Title Insurance and Services
($ in millions, except average revenue per order)

Three Months Ended

June 30,

2022

2021

Total revenues

$

2,053

$

2,064

Income before taxes

$

240

$

358

Pretax margin

11.7

%

17.3

%

Title open orders (1)

257,200

329,500

Title closed orders (1)

205,000

271,100

U.S. Commercial

Total revenues

$

289

$

223

Open orders

35,600

37,100

Closed orders

22,000

20,200

Average revenue per order

$

13,200

$

11,100

(1) U.S. direct title insurance orders only.

Total revenues for the Title Insurance and Services segment during the second quarter were $2.1 billion, down 0.5 percent compared with the same quarter of 2021. Direct premiums and escrow fees were up 1 percent compared with the second quarter of 2021, driven by a 33 percent increase in the average revenue per direct title order closed that was largely offset by a 24 percent decline in the number of direct title orders closed. The average revenue per direct title order increased to $3,523, primarily attributable to an increase in the average deal size in our commercial business and a shift in the mix to higher premium commercial transactions from lower premium refinance transactions. Agent premiums, which are recorded on approximately a one-quarter lag relative to direct premiums, were up 4 percent in the current quarter as compared with last year.
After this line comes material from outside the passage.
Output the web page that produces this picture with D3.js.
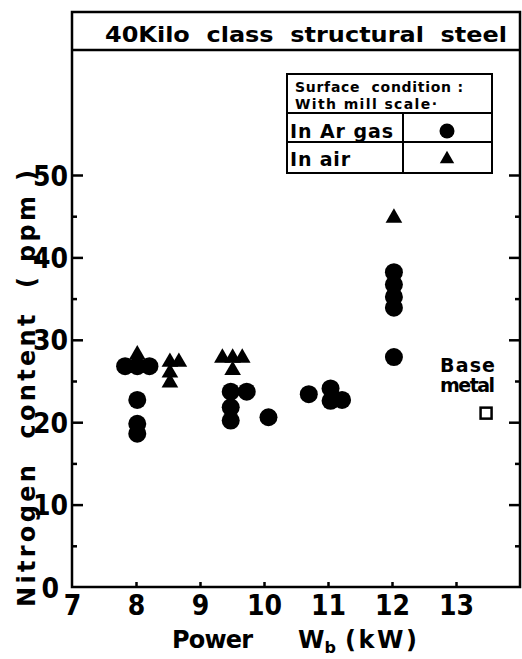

Information and other revenues were $305 million during the quarter, up $6 million, or 2 percent compared with the same quarter of last year. Excluding the impact of recent acquisitions, information and other revenues declined by $41 million, or 14 percent. This decline was the result of lower transaction levels across several business units driven by the decline in residential mortgage originations.

Investment income was $70 million in the second quarter, up $23 million from the same quarter last year. The increase was primarily due to higher interest income from the company’s investment portfolio, escrow balances and tax-deferred property exchange balances as a result of rising interest rates and higher average invested balances. Net investment losses totaled $52 million in the current quarter, compared with net investment gains of $26 million in the second quarter of 2021. Net investment losses and gains in each period, respectively, were primarily attributable to the change in the fair value of marketable equity securities.

Personnel costs were $613 million in the second quarter, an increase of $57 million, or 10 percent, compared with the same quarter of 2021, primarily due to the impact of recent acquisitions. Excluding the impact of recent acquisitions, personnel costs declined by $3 million due to lower incentive compensation, employee benefit and overtime costs. These lower costs were largely offset by higher salary expense and $10 million in severance expense incurred as part of a reduction-in-force this quarter.

Other operating expenses were $316 million in the second quarter, up $16 million, or 5 percent, compared with the second quarter of 2021. The increase was primarily due to the impact of recent acquisitions, which added $27 million to expenses.

The provision for policy losses and other claims was $69 million in the second quarter, or 4.0 percent of title premiums and escrow fees, in line with the 4.0 percent loss provision rate in the prior year. The current quarter rate reflects an ultimate loss rate of 4.0 percent for the current policy year with no change in the loss reserve estimates for prior policy years.

Depreciation and amortization expense was $41 million in the second quarter, up $1 million, or 3 percent, compared with the same period last year, due to higher amortization of software and other intangibles related to recent acquisitions.

Pretax income for the Title Insurance and Services segment was $240 million in the second quarter, compared with $358 million in the second quarter of 2021. Pretax margin was 11.7 percent in the current quarter, compared with 17.3 percent last year. Excluding the impact of net investment losses and gains, the pretax margin was 13.9 percent this year, compared with 16.3 percent last year.

Specialty Insurance
($ in millions)

Three Months Ended

June 30,

2022

2021

Total revenues

$

104

$

152

Income before taxes

$

4

$

20

Pretax margin

3.8

%

13.2

%

Total revenues for the Specialty Insurance segment were $104 million in the second quarter of 2022, a decline of 32 percent compared with the second quarter of 2021. Pretax income for the segment was $4 million, compared with $20 million last year which included a $12 million gain from the sale of agency operations. In addition, the current quarter net investment losses were $4 million, compared with $4 million in net investment gains last year.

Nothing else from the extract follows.